No, I don’t have that book. I don’t make a lot of jam in general. If I make fruits preserves, my first choice is drying them. Second choice is making wine ( not I drink a lot of wine， I just enjoy experimenting, or give out as a gift). But I will look into the method you suggested. After all food safety is the most important thing
I like making jams but I also like just making simple fruit syrups for waffle/pancake toppings. For example, just heat some gooseberries with the tiniest bit of water in a pan and add sugar to taste. It will keep in the fridge for a few weeks.
It really changed the game. Check out the article I link above. Be they did a good job explaining the concepts, then walk you through a specific example of applying them. They link to the specific recipe if you want to really follow along.
@KSprairie, yeah I like the soft set jam, too. Added pectin does usually lead to a stiffer jam/jelly for those that prefer it. I have to try very hard with grapes to keep it from getting firmer than I like, because they have so much pectin.
I had around 4 gallons of gooseberries last year and processed most into jam. How I do gooseberries (and currants), is put them in a pot, stems, blossoms ends, etc. and add a little bit if water so they don’t burn. Summer for a bit, and go at them with a potato masher until they are all soft and mashed. I then put them through a food mill to remove skins, stems, seeds and most blossoms ends. If you want really clean jam, you can put it through a fine metal seive.
I then measure the amount of pulp and while heating I add the sugar. I usually start with a 1:0.5 pulp:sugar ratio and taste once dissolved.

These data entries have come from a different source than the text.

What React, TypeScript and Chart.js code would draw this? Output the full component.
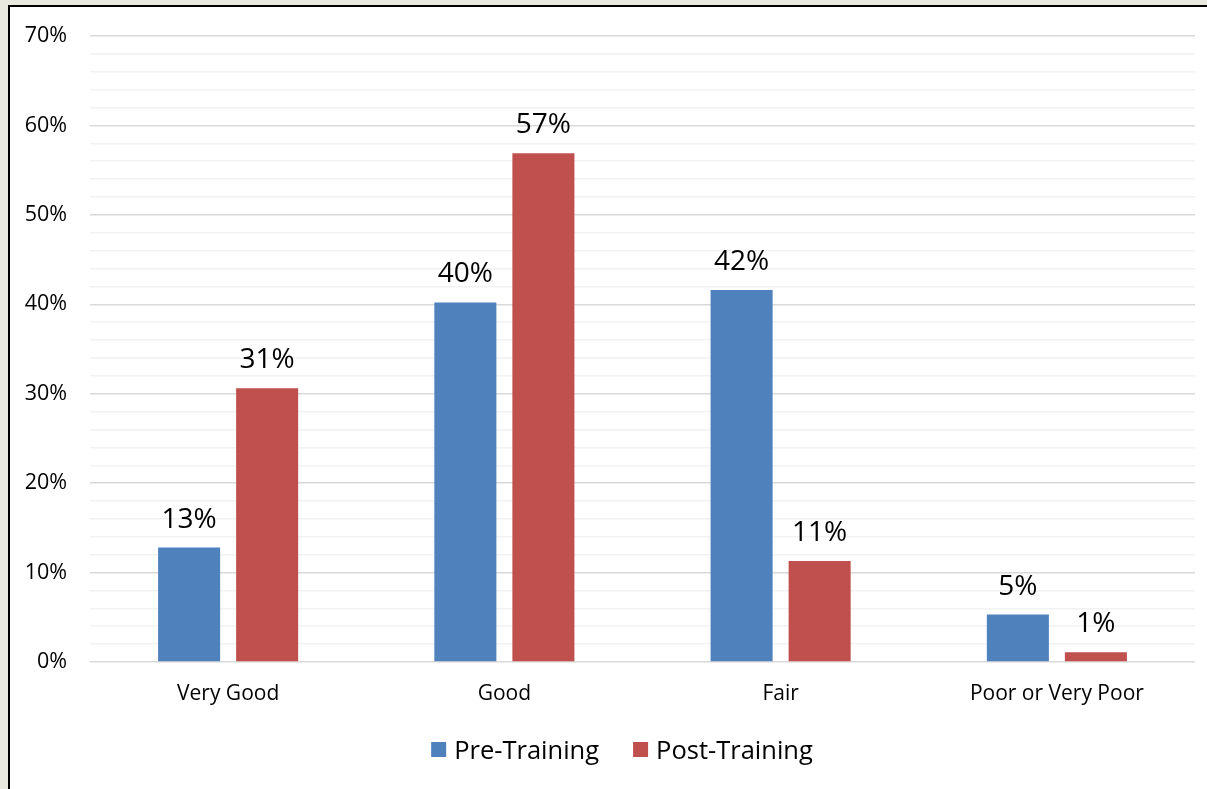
import React, { useEffect, useRef } from "react";
import { Chart, registerables } from "chart.js";

Chart.register(...registerables);

const categories = ["Very Good", "Good", "Fair", "Poor or Very Poor"];
const preTraining = [12.8, 40.2, 41.6, 5.3];
const postTraining = [30.6, 56.9, 11.3, 1.1];
const seriesNames = ["Pre-Training", "Post-Training"];
const yTickMax = 70;
const yTickStep = 2;
const yLabelStep = 10;

const FONT = "'Open Sans', 'DejaVu Sans', sans-serif";

const framePlugin = {
  id: "frame",
  beforeDraw(chart: any) {
    const { ctx, width, height } = chart;
    ctx.save();
    ctx.fillStyle = "#E9E9DF";
    ctx.fillRect(0, 0, width, height);
    ctx.fillStyle = "#FFFFFF";
    ctx.fillRect(8, 5, width - 8, height - 5);
    ctx.fillStyle = "#000000";
    ctx.fillRect(8, 5, width - 8, 2);
    ctx.fillRect(8, 5, 2, height - 5);
    ctx.restore();
  },
};

const labelPlugin = {
  id: "barLabels",
  afterDatasetsDraw(chart: any) {
    const { ctx } = chart;
    ctx.save();
    ctx.font = `28px ${FONT}`;
    ctx.fillStyle = "#000000";
    ctx.textAlign = "center";
    ctx.textBaseline = "alphabetic";
    chart.data.datasets.forEach((ds: any, i: number) => {
      const meta = chart.getDatasetMeta(i);
      meta.data.forEach((bar: any, j: number) => {
        const v = ds.data[j];
        ctx.fillText(`${Math.round(v)}%`, bar.x, bar.y - 20);
      });
    });
    ctx.restore();
  },
};

const legendPlugin = {
  id: "customLegend",
  afterDraw(chart: any) {
    const { ctx } = chart;
    const box = 15;
    const gapText = 8;
    const gapItem = 34;
    const centerX = 622;
    const boxTop = 742;
    const baseline = 758.5;
    ctx.save();
    ctx.font = `25.5px ${FONT}`;
    const items = chart.data.datasets.map((ds: any) => ({
      text: ds.label,
      color: ds.backgroundColor,
      w: ctx.measureText(ds.label).width,
    }));
    const total =
      items.reduce((s: number, it: any) => s + box + gapText + it.w, 0) +
      gapItem * (items.length - 1);
    let x = centerX - total / 2;
    ctx.textAlign = "left";
    ctx.textBaseline = "alphabetic";
    items.forEach((it: any) => {
      ctx.fillStyle = it.color;
      ctx.fillRect(x, boxTop, box, box);
      ctx.fillStyle = "#000000";
      ctx.fillText(it.text, x + box + gapText, baseline);
      x += box + gapText + it.w + gapItem;
    });
    ctx.restore();
  },
};

export default function App() {
  const ref = useRef<HTMLCanvasElement>(null);
  useEffect(() => {
    if (!ref.current) return;
    const chart = new Chart(ref.current, {
      type: "bar",
      data: {
        labels: categories,
        datasets: [
          {
            label: seriesNames[0],
            data: preTraining,
            backgroundColor: "#4F81BD",
            barPercentage: 0.795,
            categoryPercentage: 0.565,
          },
          {
            label: seriesNames[1],
            data: postTraining,
            backgroundColor: "#C0504D",
            barPercentage: 0.795,
            categoryPercentage: 0.565,
          },
        ],
      },
      options: {
        responsive: false,
        animation: false,
        layout: { padding: { left: 10, right: 12, top: 36, bottom: 78 } },
        plugins: {
          legend: { display: false },
          tooltip: { enabled: false },
        },
        scales: {
          x: {
            grid: { display: false, drawTicks: false },
            border: { display: false },
            afterFit: (s: any) => {
              s.height = 49;
            },
            ticks: {
              color: "#000000",
              font: { family: FONT, size: 21 },
              padding: 19,
            },
          },
          y: {
            min: 0,
            max: yTickMax,
            grid: {
              drawTicks: false,
              color: (c: any) =>
                c.tick && c.tick.value % yLabelStep === 0 ? "#D9D9D9" : "#F2F2F2",
              lineWidth: 1.5,
            },
            border: { display: false },
            afterFit: (s: any) => {
              s.width = 80;
            },
            ticks: {
              stepSize: yTickStep,
              autoSkip: false,
              padding: 23,
              color: "#000000",
              font: { family: FONT, size: 21.5 },
              callback: (v: any) => (v % yLabelStep === 0 ? `${v}%` : ""),
            },
          },
        },
      },
      plugins: [framePlugin, labelPlugin, legendPlugin],
    });
    return () => chart.destroy();
  }, []);
  return (
    <canvas
      ref={ref}
      width={1207}
      height={789}
      style={{ position: "fixed", left: 0, top: 0, width: 1207, height: 789 }}
    />
  );
}
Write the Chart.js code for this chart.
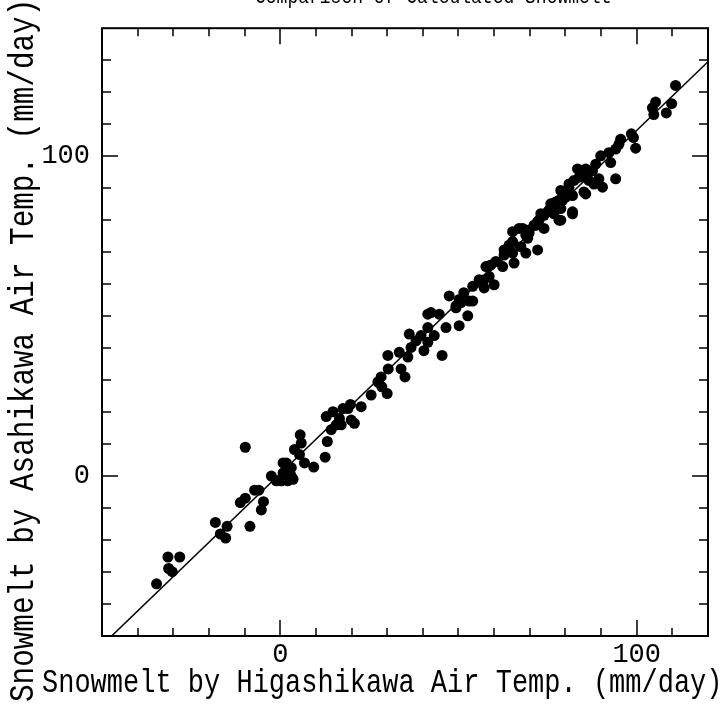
<!DOCTYPE html>
<html>
<head>
<meta charset="utf-8">
<title>Comparison of Calculated Snowmelt</title>
<script src="https://cdn.jsdelivr.net/npm/chart.js@4.4.1/dist/chart.umd.min.js"></script>
<style>
  html, body { margin: 0; padding: 0; background: #fff; }
  #wrap { width: 728px; height: 709px; }
</style>
</head>
<body>
<div id="wrap"><canvas id="snowChart" width="728" height="709"></canvas></div>
<script>
(function () {
    'use strict';

    // Snowmelt (mm/day) computed from each station's air temperature, one entry per day
    var higashikawa = [
        -34.7, -31.5, -28.2, -31.3, -30.3, -18.2, -14.9, -16.8, -15.3, -8.5,
        -9.8, -11.2, -9.8, -7.2, -6.0, -4.7, -5.3, -2.5, -1.1, 0.3,
        0.8, 0.8, 1.7, 2.6, 3.1, 3.6, 2.1, 1.7, 3.1, 4.0,
        5.6, 5.9, 5.4, 6.8, 9.4, 12.6, 13.2, 12.9, 14.8, 15.7,
        14.3, 16.6, 17.1, 17.6, 19.9, 20.8, 19.7, 19.0, 22.7, 25.5,
        27.4, 28.5, 30.0, 28.3, 30.3, 30.2, 33.9, 35.0, 33.4, 35.8,
        36.7, 36.2, 38.1, 39.5, 40.3, 41.4, 41.4, 41.4, 43.2, 45.4,
        44.6, 42.3, 46.5, 47.4, 49.3, 50.2, 50.7, 51.5, 52.6, 54.0,
        54.0, 56.3, 57.2, 57.2, 58.6, 60.0, 58.2, 59.1, 60.5, 62.4,
        65.6, 62.8, 62.8, 64.2, 65.2, 65.2, 67.5, 68.9, 72.2, 65.2,
        67.0, 68.9, 69.8, 71.2, 72.2, 74.0, 73.1, 75.0, 75.9, 76.8,
        78.2, 78.7, 77.3, 79.2, 78.7, 80.1, 81.5, 82.0, 81.0, 82.4,
        83.4, 83.8, 85.2, 85.7, 85.7, 86.6, 87.6, 88.5, 89.9, 89.4,
        88.0, 90.4, 92.2, 92.7, 94.1, 94.1, 95.0, 95.5, 98.5, 99.1,
        99.7, 104.4, 105.3, 104.8, 108.3, 109.8, 110.9, 82.0, 78.7, 76.4,
        75.4, 74.0, 76.8, 72.6, 71.7, 69.8, 68.0, 69.4, 82.0, 80.1,
        78.2, 81.0, 85.2, 50.2, 53.0, 49.3, 55.8, 57.7
    ];
    var asahikawa = [
        -33.7, -25.3, -25.3, -28.9, -29.9, -14.5, -15.7, -18.1, -19.4, -15.7,
        9.0, -8.3, -6.9, -4.4, -4.4, -8.0, -10.6, 0.0, -1.5, -1.5,
        1.0, 4.1, 4.1, 0.0, 2.6, -1.0, -1.5, 1.0, 0.0, 8.3,
        12.9, 10.3, 6.7, 4.1, 2.8, 5.9, 10.8, 18.6, 20.1, 16.0,
        14.5, 18.0, 16.0, 21.1, 17.5, 16.5, 22.4, 21.1, 21.7, 25.3,
        29.4, 27.9, 25.8, 31.0, 33.5, 37.7, 33.5, 31.0, 38.7, 37.2,
        40.2, 44.4, 42.3, 43.9, 39.2, 41.8, 46.4, 50.6, 43.9, 37.7,
        50.6, 51.1, 46.4, 56.3, 52.6, 47.0, 54.2, 57.3, 50.1, 54.7,
        59.3, 60.4, 58.8, 61.4, 62.4, 59.8, 65.5, 66.0, 67.1, 65.5,
        66.6, 69.1, 70.7, 72.2, 73.3, 69.7, 71.7, 69.7, 70.7, 76.4,
        77.4, 75.3, 76.9, 78.4, 79.5, 77.4, 82.0, 82.6, 85.1, 83.1,
        80.0, 83.6, 85.7, 86.2, 89.3, 88.8, 88.2, 82.6, 91.3, 92.4,
        96.0, 93.4, 93.9, 88.2, 96.0, 92.4, 95.4, 97.5, 100.1, 92.9,
        91.3, 90.3, 101.1, 98.0, 92.9, 102.2, 103.7, 105.3, 107.0, 105.8,
        102.5, 115.1, 116.9, 113.0, 113.5, 116.4, 122.1, 82.0, 80.0, 85.1,
        83.1, 81.5, 82.0, 80.0, 78.4, 75.9, 77.4, 74.3, 87.7, 87.2,
        86.2, 90.3, 88.8, 55.2, 54.7, 53.2, 61.4, 65.5
    ];

    // fitted line, read at the two ends of the x range
    var fitX = [-50, 120];
    var fitY = [-52.9, 129.5];

    var xRange = [-50, 120];
    var yRange = [-50, 140];
    var tickStep = 10;
    var labelTicks = [0, 100];

    var titleText = 'Comparison of Calculated Snowmelt';
    var xTitle = 'Snowmelt by Higashikawa Air Temp. (mm/day)';
    var yTitle = 'Snowmelt by Asahikawa Air Temp. (mm/day)';

    var FONT = "'Liberation Mono', 'DejaVu Sans Mono', monospace";

    var points = [];
    for (var i = 0; i < higashikawa.length; i++) {
        points.push({ x: higashikawa[i], y: asahikawa[i] });
    }
    var fitPts = [];
    for (var j = 0; j < fitX.length; j++) {
        fitPts.push({ x: fitX[j], y: fitY[j] });
    }

    // box round the plot, with minor ticks pointing inwards on all four sides
    var framePlugin = {
        id: 'frame',
        afterDatasetsDraw: function (chart) {
            var ctx = chart.ctx, a = chart.chartArea;
            var xs = chart.scales.x, ys = chart.scales.y;
            var v, p, len;
            ctx.save();
            ctx.strokeStyle = '#000';
            ctx.lineWidth = 2;
            ctx.strokeRect(a.left, a.top, a.right - a.left, a.bottom - a.top);
            ctx.lineWidth = 1.5;
            ctx.beginPath();
            for (v = xRange[0] + tickStep; v < xRange[1]; v += tickStep) {
                p = Math.round(xs.getPixelForValue(v));
                len = labelTicks.indexOf(v) >= 0 ? 16 : 8;
                ctx.moveTo(p, a.bottom); ctx.lineTo(p, a.bottom - len);
                ctx.moveTo(p, a.top); ctx.lineTo(p, a.top + len);
            }
            for (v = yRange[0] + tickStep; v < yRange[1]; v += tickStep) {
                p = Math.round(ys.getPixelForValue(v));
                len = labelTicks.indexOf(v) >= 0 ? 16 : 9;
                ctx.moveTo(a.left, p); ctx.lineTo(a.left + len, p);
                ctx.moveTo(a.right, p); ctx.lineTo(a.right - len, p);
            }
            ctx.stroke();
            ctx.restore();
        }
    };

    // tall narrow lettering like the plotter font
    function tallText(ctx, text, x, y, size, rotate) {
        ctx.save();
        ctx.translate(x, y);
        if (rotate) ctx.rotate(-Math.PI / 2);
        ctx.scale(1, 1.2);
        ctx.font = size + 'px ' + FONT;
        ctx.fillStyle = '#000';
        ctx.textAlign = 'left';
        ctx.textBaseline = 'alphabetic';
        ctx.fillText(text, 0, 0);
        ctx.restore();
    }

    var textPlugin = {
        id: 'texts',
        afterDraw: function (chart) {
            var ctx = chart.ctx;
            tallText(ctx, titleText, 255, 3, 18, false);
            tallText(ctx, xTitle, 42, 692, 27, false);
            tallText(ctx, yTitle, 33, 702, 29.3, true);
        }
    };

    function tickLabel(v) {
        return labelTicks.indexOf(v) >= 0 ? String(v) : '';
    }

    new Chart(document.getElementById('snowChart'), {
        type: 'scatter',
        data: {
            datasets: [{
                type: 'line',
                data: fitPts,
                borderColor: '#000',
                borderWidth: 1.5,
                pointRadius: 0,
                fill: false,
                order: 1
            }, {
                data: points,
                backgroundColor: '#000',
                borderWidth: 0,
                pointRadius: 5.5,
                order: 0
            }]
        },
        options: {
            responsive: false,
            animation: false,
            layout: { padding: { top: 23, right: 20, left: 0, bottom: 0 } },
            plugins: {
                legend: { display: false },
                tooltip: { enabled: false }
            },
            scales: {
                x: {
                    type: 'linear',
                    min: xRange[0],
                    max: xRange[1],
                    grid: { display: false, drawTicks: false },
                    border: { display: false },
                    ticks: {
                        stepSize: tickStep,
                        autoSkip: false,
                        maxRotation: 0,
                        padding: 3,
                        color: '#000',
                        font: { family: FONT, size: 27 },
                        callback: tickLabel
                    },
                    afterFit: function (s) { s.height = 73; }
                },
                y: {
                    type: 'linear',
                    min: yRange[0],
                    max: yRange[1],
                    grid: { display: false, drawTicks: false },
                    border: { display: false },
                    ticks: {
                        stepSize: tickStep,
                        autoSkip: false,
                        padding: 12,
                        color: '#000',
                        font: { family: FONT, size: 27 },
                        callback: tickLabel
                    },
                    afterFit: function (s) { s.width = 102; }
                }
            }
        },
        plugins: [framePlugin, textPlugin]
    });
}());
</script>
</body>
</html>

Depending on the tartness/sweetness at this point I’ll add more sugar if needed. Last year I was at a 1:0.75 pulp:sugar ratio for my gooseberry jam. Then I cook until it is set as determined by the freezer plate test. The more sugar you add the less time it will take to set.
From last year
I have a number of gooseberries with uneven ripening and I pick them all at once ripe or not. This results in a really nice jam. Much more flavour than I would expect the fully ripe berries to give and I like the tart sweet balance. Just off the top of my head a particular favorite variety for this is Blue Velvet (maybe the name is black velvet). Not sure. And less ripe fruit has more pectin. I just decide on a fruit to sugar ratio add lemon juice then cook and stir till it looks like it will set.
Last year my daughter made a jam with half gooseberries (poorman) and half raspberries (prelude) using about half the sugar suggested by most recipes. It was one of the best I’ve ever had, just barely behind black currant jam which is my all time favorite.